FREE ENTERPRISE FUND: DIFFERING VIEWS OF SEPARATION OF POWERS
The Public Company Accounting Oversight Board, and the Sarbanes Oxley Act under which it was created, withstood a constitutional challenge in a case which may be remembered more for its separation of powers analysis than the specific holding. Free Enterprise Fund v. PCAOB, No. 08-861 (June 28, 2010). The plaintiff petitioners claimed that the Act contravened separation of powers principles, as well as the presidential appointment power. The district court granted summary judgment in favor of the Board. The circuit court affirmed. The Supreme Court, in an opinion written by Chief Justice Roberts, reversed in part striking down a portion of the Act and remanded for further proceedings. Despite striking down part of the statute, the PCAOB remains intact.

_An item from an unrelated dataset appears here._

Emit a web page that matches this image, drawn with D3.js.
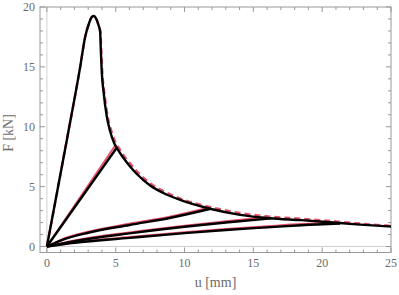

The PCAOB was created to provide tighter regulation of the accounting profession in the wake of a series of corporate scandals. Its five members are appointed by the SEC. A member can only be terminated if the Commission finds, after notice and a hearing, that the member willfully violated a provision of the Act, abused the authority of a member or without justification failed to enforce compliance with the Act or its rules. The board has broad authority over the accounting profession.
The focus of Chief Justice Roberts’ opinion is a separation of powers analysis. The Constitution divided the powers of the federal government into three defined categories, the Legislative, Executive and Judicial, the opinion notes. Article II vests the executive Power in the President who has the obligation to “take Care that the Laws be faithfully executed.” Under long standing decisions of the Court, the President has been understood to have the authority under the Constitution to hold executive officers accountable who are retained to assist. In those decisions, the Court held that it was appropriate when creating independent agencies run by principal officers to provide that the President cannot remove those officers except for good cause shown.
The question in this case however differs from those considered in the Court’s precedents. Here, the issue is whether “the President [may] be restricted in his ability to remove a principle officer, who is in turn restricted in his ability to remove an inferior officer . . .” Slip Op. at 2. This occurs in this case because the SEC Commissioners can only be removed by the President for cause. The Board members in turn may only be removed for cause. The difference in the statutory scheme here which causes the constitutional infirmity, Chief Justice Roberts wrote, is the fact that it “withdraws from the President any decision on whether that good cause exists . . .” because of the double layer of for cause decisions. Id. at 14. Without the ability to oversee the Board, the President is no longer the judge of its conduct.
The Constitution envisions that the people will govern through their elected representatives. The President is accountable to the people. Diffusing the power of the President means that control may slip from the Executive and thus from the people. Indeed, the scheme here undercuts the authority of the President and is a blueprint for the extensive expansion of legislative power. This is contrary to Article II, the Court concluded.
The constitutional difficulty can be solved however by severing the provisions which create the infirmity. This will leave the Board removable at will by the Commission. Thus revised, the SEC is fully responsible for the actions of the Board. The Commission in turn is responsible to the President.
Justice Breyer, in a dissent joined by Justices Stevens and Sotomayor, took a different approach to the question of Presidential power in the context of the separation of powers principles. The issue in this case arises at the intersection of two general constitutional principles. One is the broad power of Congress to enact statutes “necessary and proper” in the exercise of its specifically enumerated authority. The other is the separation of powers in Articles I, II and III and the directive of Article II that the President take care that the laws are faithfully executed. This limits the power of Congress to structure the federal government.
Since the Constitution is silent on the power and authority of the President to remove officials from office, it is clear that Congress may sometimes limit that authority, Justice Breyer noted. Here, the justification for insulating the technical expertise of the board from fear of losing their jobs due to political influence is particularly strong. Where, as here, the structure is unlikely to restrict presidential power and furthers a legitimate institutional need, the Court’s precedent strongly support its constitutionality. In contrast, the rule adopted by the majority will apply to numerous inferior officers unless limited to the Board. This will, in fact, undermine the authority of the President.
In the end, what is perhaps most notable about Free Enterprise is the differing views of the authority of the President. The majority opinion by the Chief Justice seeks to preserve executive power with a President accountable to the people, precluding a dilution by Congress which might diffuse the government. The dissent however, views the provisions of the Act which were struck down as serving a valid purpose consistent with the congressional goals for creating the Board and as having has little impact on the authority of the President. In this regard, the majority’s effort to create a simple bright line test is misguided and may undermine Presidential power, according to the dissent.